Tapi sebenarnya saya kuatir. Kuatir kalau toiletnya ada di luar area tapping stasiun. Kalau toiletnya ada di luar gerbang tapping, kakak saya dan anaknya harus top up lagi kartunya, sebanyak 10 dolar. Soalnya tadi saya ingat ketika masuk stasiun, sisa saldo di kartu kami sudah warna kuning, hanya sekitar 2,5 dolar.
Masalahnya adalah, kakak saya ngga ngerti urusan kartu karena semua saya yang urus. Dan masalah lain yang lebih mengkhawatirkan saya adalah, saya tidak punya dolar lagi karena memang beli dolar sesuai kebutuhan saja. *nyengir gaje aja dah… Pilu bangeet…
Setelah hampir 10 menit menunggu, kakakku ngga balik-balik. Aku akhirnya menyusul ke bawah. Adikku menunggu di atas menjaga barang-barang kami. Dan, ternyata apa yang saya kuatirkan tadi benar-benar terjadi. Untuk ke toilet penumpang harus keluar dulu dari area gerbang tapping stasiun.
Kakakku dan anaknya sudah keluar dari area tapping dan sekarang tidak bisa masuk. Dia harus top up dulu kartu MRT sebanyak 10 dolar supaya bisa masuk.

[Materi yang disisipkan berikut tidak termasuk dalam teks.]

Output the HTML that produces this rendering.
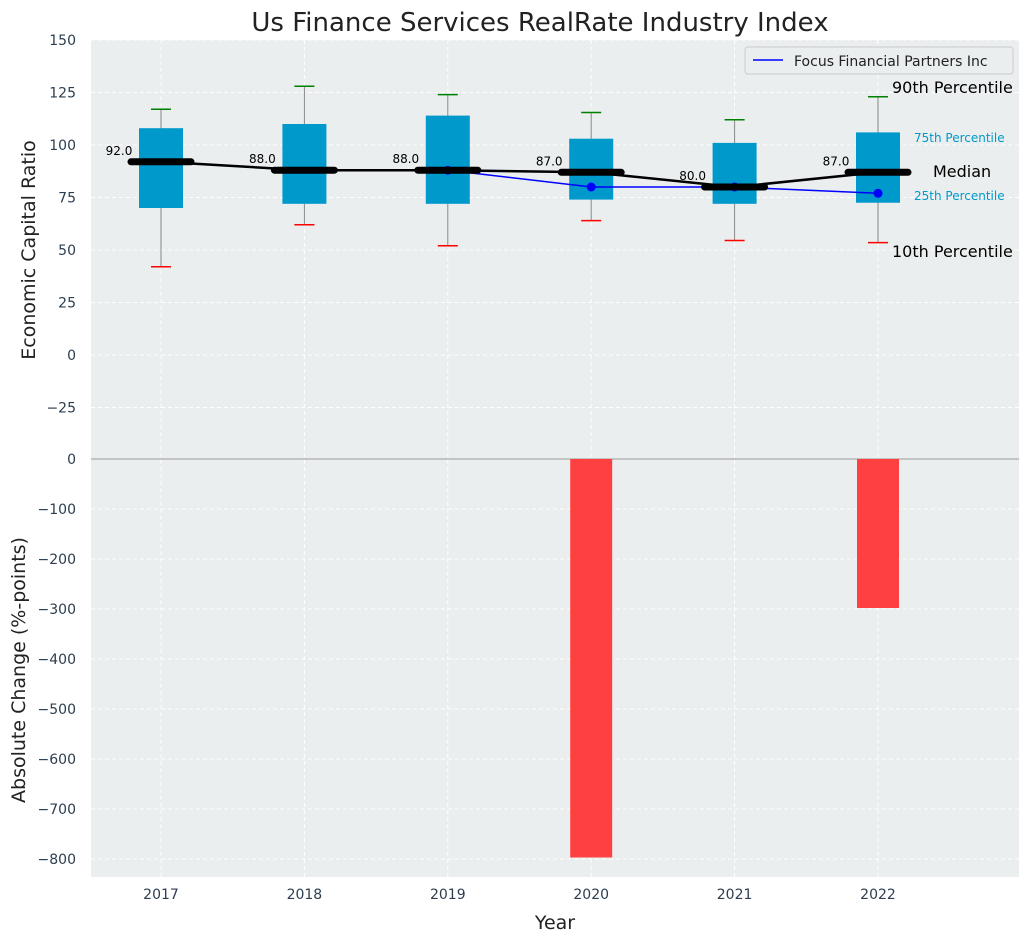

Dan kalau saya keluar maka saya pun harus mengisi kartu MRT saya. Jadi kami harus menyediakan 30 dolar untuk kami bertiga.

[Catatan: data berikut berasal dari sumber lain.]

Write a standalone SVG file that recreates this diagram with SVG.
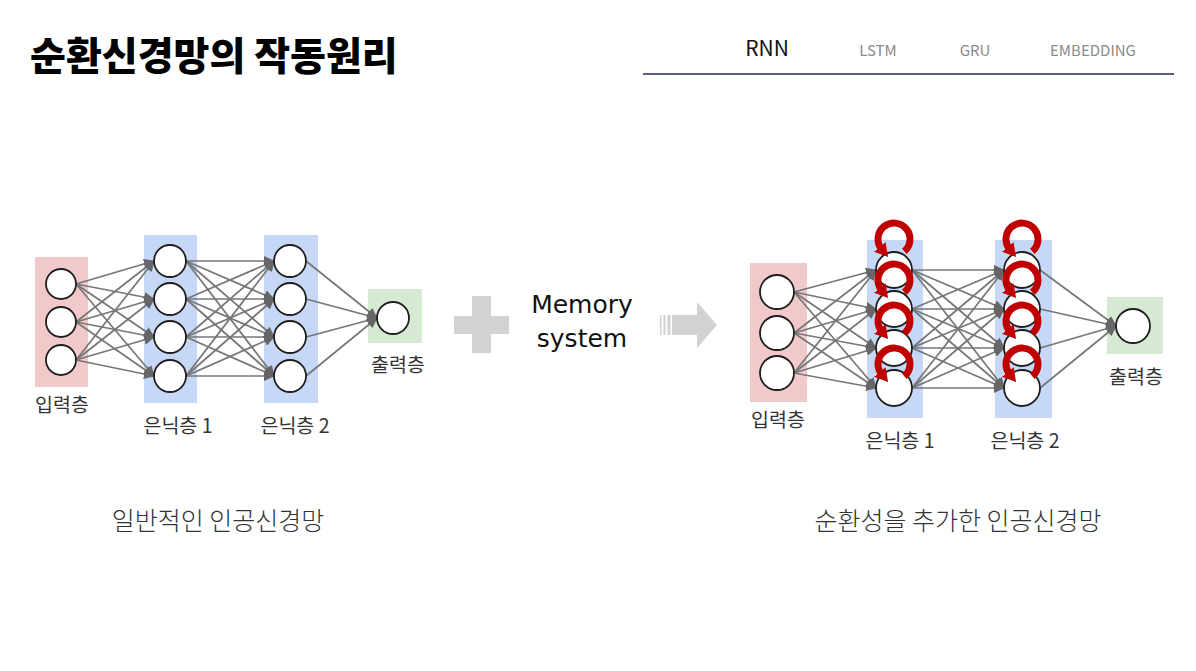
<svg xmlns="http://www.w3.org/2000/svg" width="1196" height="671" viewBox="0 0 1196 671">
<style>
.kr{font-family:"Noto Sans CJK KR","Noto Sans",sans-serif;}
.lbl{font-family:"Noto Sans CJK KR",sans-serif;font-size:19.5px;fill:#333;text-anchor:middle;}
.cap{font-family:"Noto Sans CJK KR",sans-serif;font-size:25px;font-weight:300;fill:#333;text-anchor:middle;}
.nav{font-family:"Noto Sans CJK KR","Noto Sans",sans-serif;font-size:15px;fill:#8a8a8a;text-anchor:middle;}
.e{stroke:#767676;stroke-width:1.7;fill:none;marker-end:url(#ah);}
.n{fill:#fff;stroke:#1e1e1e;stroke-width:1.8;}
.loop{fill:none;stroke:#c00000;stroke-width:7;marker-end:url(#rh);}
.pink{fill:#f2c9ca;}
.blue{fill:#c6d8f5;}
.green{fill:#d6e9d2;}
.gray{fill:#d2d2d2;}
</style>
<defs>
<marker id="ah" markerUnits="userSpaceOnUse" markerWidth="11" markerHeight="10" refX="10" refY="5" orient="auto">
<path d="M0,0 L11,5 L0,10 z" fill="#666"/>
</marker>
<marker id="rh" markerUnits="userSpaceOnUse" markerWidth="15" markerHeight="15" refX="3" refY="7.5" orient="auto">
<path d="M0,0 L13,7.5 L0,15 z" fill="#c00000"/>
</marker>
</defs>
<rect width="1196" height="671" fill="#fff"/>

<g id="title">
<text x="30" y="70" class="kr" font-size="39" font-weight="900" fill="#000">순환신경망의 작동원리</text>
</g>
<g id="nav">
<text x="767" y="56" class="nav" style="font-size:21px;fill:#111">RNN</text>
<text x="878" y="56" class="nav">LSTM</text>
<text x="975" y="56" class="nav">GRU</text>
<text x="1093" y="56" class="nav">EMBEDDING</text>
<line x1="643" y1="74" x2="1174" y2="74" stroke="#252b58" stroke-width="1.6"/>
</g>

<g id="layers">
<rect class="pink" x="35" y="257" width="53" height="130"/>
<rect class="blue" x="144" y="235" width="53" height="168"/>
<rect class="blue" x="264" y="235" width="54" height="168"/>
<rect class="green" x="368" y="289" width="54" height="54"/>
<rect class="pink" x="750" y="263" width="57" height="139"/>
<rect class="blue" x="867" y="240" width="56" height="178"/>
<rect class="blue" x="995" y="240" width="57" height="178"/>
<rect class="green" x="1107" y="297" width="56" height="57"/>
</g>

<g id="connectors">
<line class="e" x1="76" y1="284" x2="154" y2="261"/><line class="e" x1="76" y1="284" x2="154" y2="299"/><line class="e" x1="76" y1="284" x2="154" y2="337"/><line class="e" x1="76" y1="284" x2="154" y2="376"/>
<line class="e" x1="76" y1="322" x2="154" y2="261"/><line class="e" x1="76" y1="322" x2="154" y2="299"/><line class="e" x1="76" y1="322" x2="154" y2="337"/><line class="e" x1="76" y1="322" x2="154" y2="376"/>
<line class="e" x1="76" y1="360" x2="154" y2="261"/><line class="e" x1="76" y1="360" x2="154" y2="299"/><line class="e" x1="76" y1="360" x2="154" y2="337"/><line class="e" x1="76" y1="360" x2="154" y2="376"/>
<line class="e" x1="186" y1="261" x2="274" y2="261"/><line class="e" x1="186" y1="261" x2="274" y2="299"/><line class="e" x1="186" y1="261" x2="274" y2="337"/><line class="e" x1="186" y1="261" x2="274" y2="376"/>
<line class="e" x1="186" y1="299" x2="274" y2="261"/><line class="e" x1="186" y1="299" x2="274" y2="299"/><line class="e" x1="186" y1="299" x2="274" y2="337"/><line class="e" x1="186" y1="299" x2="274" y2="376"/>
<line class="e" x1="186" y1="337" x2="274" y2="261"/><line class="e" x1="186" y1="337" x2="274" y2="299"/><line class="e" x1="186" y1="337" x2="274" y2="337"/><line class="e" x1="186" y1="337" x2="274" y2="376"/>
<line class="e" x1="186" y1="376" x2="274" y2="261"/><line class="e" x1="186" y1="376" x2="274" y2="299"/><line class="e" x1="186" y1="376" x2="274" y2="337"/><line class="e" x1="186" y1="376" x2="274" y2="376"/>
<line class="e" x1="306" y1="261" x2="377" y2="318"/><line class="e" x1="306" y1="299" x2="377" y2="318"/><line class="e" x1="306" y1="337" x2="377" y2="318"/><line class="e" x1="306" y1="376" x2="377" y2="318"/>
<line class="e" x1="794" y1="292" x2="876" y2="270"/><line class="e" x1="794" y1="292" x2="876" y2="309"/><line class="e" x1="794" y1="292" x2="876" y2="348"/><line class="e" x1="794" y1="292" x2="876" y2="388"/>
<line class="e" x1="794" y1="333" x2="876" y2="270"/><line class="e" x1="794" y1="333" x2="876" y2="309"/><line class="e" x1="794" y1="333" x2="876" y2="348"/><line class="e" x1="794" y1="333" x2="876" y2="388"/>
<line class="e" x1="794" y1="373" x2="876" y2="270"/><line class="e" x1="794" y1="373" x2="876" y2="309"/><line class="e" x1="794" y1="373" x2="876" y2="348"/><line class="e" x1="794" y1="373" x2="876" y2="388"/>
<line class="e" x1="912" y1="270" x2="1004" y2="270"/><line class="e" x1="912" y1="270" x2="1004" y2="309"/><line class="e" x1="912" y1="270" x2="1004" y2="348"/><line class="e" x1="912" y1="270" x2="1004" y2="388"/>
<line class="e" x1="912" y1="309" x2="1004" y2="270"/><line class="e" x1="912" y1="309" x2="1004" y2="309"/><line class="e" x1="912" y1="309" x2="1004" y2="348"/><line class="e" x1="912" y1="309" x2="1004" y2="388"/>
<line class="e" x1="912" y1="348" x2="1004" y2="270"/><line class="e" x1="912" y1="348" x2="1004" y2="309"/><line class="e" x1="912" y1="348" x2="1004" y2="348"/><line class="e" x1="912" y1="348" x2="1004" y2="388"/>
<line class="e" x1="912" y1="388" x2="1004" y2="270"/><line class="e" x1="912" y1="388" x2="1004" y2="309"/><line class="e" x1="912" y1="388" x2="1004" y2="348"/><line class="e" x1="912" y1="388" x2="1004" y2="388"/>
<line class="e" x1="1040" y1="270" x2="1116" y2="326"/><line class="e" x1="1040" y1="309" x2="1116" y2="326"/><line class="e" x1="1040" y1="348" x2="1116" y2="326"/><line class="e" x1="1040" y1="388" x2="1116" y2="326"/>
</g>

<g id="L-in1"><circle class="n" cx="61" cy="284" r="15"/></g>
<g id="L-in2"><circle class="n" cx="61" cy="322" r="15"/></g>
<g id="L-in3"><circle class="n" cx="61" cy="360" r="15"/></g>
<g id="L-h1a"><circle class="n" cx="170" cy="261" r="16"/></g>
<g id="L-h1b"><circle class="n" cx="170" cy="299" r="16"/></g>
<g id="L-h1c"><circle class="n" cx="170" cy="337" r="16"/></g>
<g id="L-h1d"><circle class="n" cx="170" cy="376" r="16"/></g>
<g id="L-h2a"><circle class="n" cx="290" cy="261" r="16"/></g>
<g id="L-h2b"><circle class="n" cx="290" cy="299" r="16"/></g>
<g id="L-h2c"><circle class="n" cx="290" cy="337" r="16"/></g>
<g id="L-h2d"><circle class="n" cx="290" cy="376" r="16"/></g>
<g id="L-out"><circle class="n" cx="393" cy="318" r="16"/></g>

<g id="R-in1"><circle class="n" cx="777" cy="292" r="17"/></g>
<g id="R-in2"><circle class="n" cx="777" cy="333" r="17"/></g>
<g id="R-in3"><circle class="n" cx="777" cy="373" r="17"/></g>
<g id="R-h1a"><circle class="n" cx="894" cy="270" r="18"/><path class="loop" transform="translate(894,239)" d="M10.3,12.3 A16,16 0 1 0 -12.3,10.3"/></g>
<g id="R-h1b"><circle class="n" cx="894" cy="309" r="18"/><path class="loop" transform="translate(894,280)" d="M10.3,12.3 A16,16 0 1 0 -12.3,10.3"/></g>
<g id="R-h1c"><circle class="n" cx="894" cy="348" r="18"/><path class="loop" transform="translate(894,321)" d="M10.3,12.3 A16,16 0 1 0 -12.3,10.3"/></g>
<g id="R-h1d"><circle class="n" cx="894" cy="388" r="18"/><path class="loop" transform="translate(894,364)" d="M10.3,12.3 A16,16 0 1 0 -12.3,10.3"/></g>
<g id="R-h2a"><circle class="n" cx="1022" cy="270" r="18"/><path class="loop" transform="translate(1022,239)" d="M10.3,12.3 A16,16 0 1 0 -12.3,10.3"/></g>
<g id="R-h2b"><circle class="n" cx="1022" cy="309" r="18"/><path class="loop" transform="translate(1022,280)" d="M10.3,12.3 A16,16 0 1 0 -12.3,10.3"/></g>
<g id="R-h2c"><circle class="n" cx="1022" cy="348" r="18"/><path class="loop" transform="translate(1022,321)" d="M10.3,12.3 A16,16 0 1 0 -12.3,10.3"/></g>
<g id="R-h2d"><circle class="n" cx="1022" cy="388" r="18"/><path class="loop" transform="translate(1022,364)" d="M10.3,12.3 A16,16 0 1 0 -12.3,10.3"/></g>
<g id="R-out"><circle class="n" cx="1133" cy="326" r="17"/></g>

<g id="labels">
<text class="lbl" x="62" y="412">입력층</text>
<text class="lbl" x="178" y="433">은닉층 1</text>
<text class="lbl" x="295" y="433">은닉층 2</text>
<text class="lbl" x="398" y="372">출력층</text>
<text class="lbl" x="778" y="427">입력층</text>
<text class="lbl" x="900" y="448">은닉층 1</text>
<text class="lbl" x="1025" y="448">은닉층 2</text>
<text class="lbl" x="1136" y="384">출력층</text>
</g>

<g id="plus">
<rect class="gray" x="472" y="296" width="19" height="57"/>
<rect class="gray" x="454" y="316" width="55" height="18"/>
</g>
<g id="memory">
<text x="582" y="313" font-family="DejaVu Sans, sans-serif" font-size="25" fill="#111" text-anchor="middle">Memory</text>
<text x="582" y="347" font-family="DejaVu Sans, sans-serif" font-size="25" fill="#111" text-anchor="middle">system</text>
</g>
<g id="bigarrow">
<rect class="gray" x="660" y="315" width="1.5" height="20"/>
<rect class="gray" x="663.5" y="315" width="2" height="20"/>
<rect class="gray" x="667.5" y="315" width="3" height="20"/>
<path class="gray" d="M672,315 L697,315 L697,302 L717,325 L697,348 L697,335 L672,335 z"/>
</g>

<g id="captions">
<text class="cap" x="218" y="530">일반적인 인공신경망</text>
<text class="cap" x="958" y="530">순환성을 추가한 인공신경망</text>
</g>
</svg>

Saya harus keluar karena saya saya harus menukarkan rupiah ke dolar. Di dekat Stasiun Semawang ada mal, namanya mal Sun Plaza. Di situ ada money changer, kata petugas stasiun. Kami pergi ke mall tersebut. Saya minta kaka saya menunggu di depan informasi lantai dasar.
Money changer pertama yang ada di lantai besment, tertulis Closed, pelayanannya sudah tutup jam 9 malam meskipun petugasnya masih ada. Saya minta tolong dengan memelas supaya mau menukarkan uang pun tidak dipedulikan. Tapi dia menjawab dengan, “You can see that?” sambil menunjuk kertas yang ada tanda ‘close’ dengan nada membentak. *Eh, Om, jangan pakai bentak-bentak dooong! Ga bisa bilang ngga bisa aja, apa?

Kemudian saya berlarian ke lantai tiga, takut kalau money changernya mau tutup juga. Sesampainya di lantai tiga, money changernya sudah tutup sama sekali. Saya turun ke lantai dasar tempat kakak saya menunggu dengan langkah gontai. Sembari jalan bertanya pada dua orang apakah mereka bisa membantu saya menukar rupiah saya dengan dolar mereka.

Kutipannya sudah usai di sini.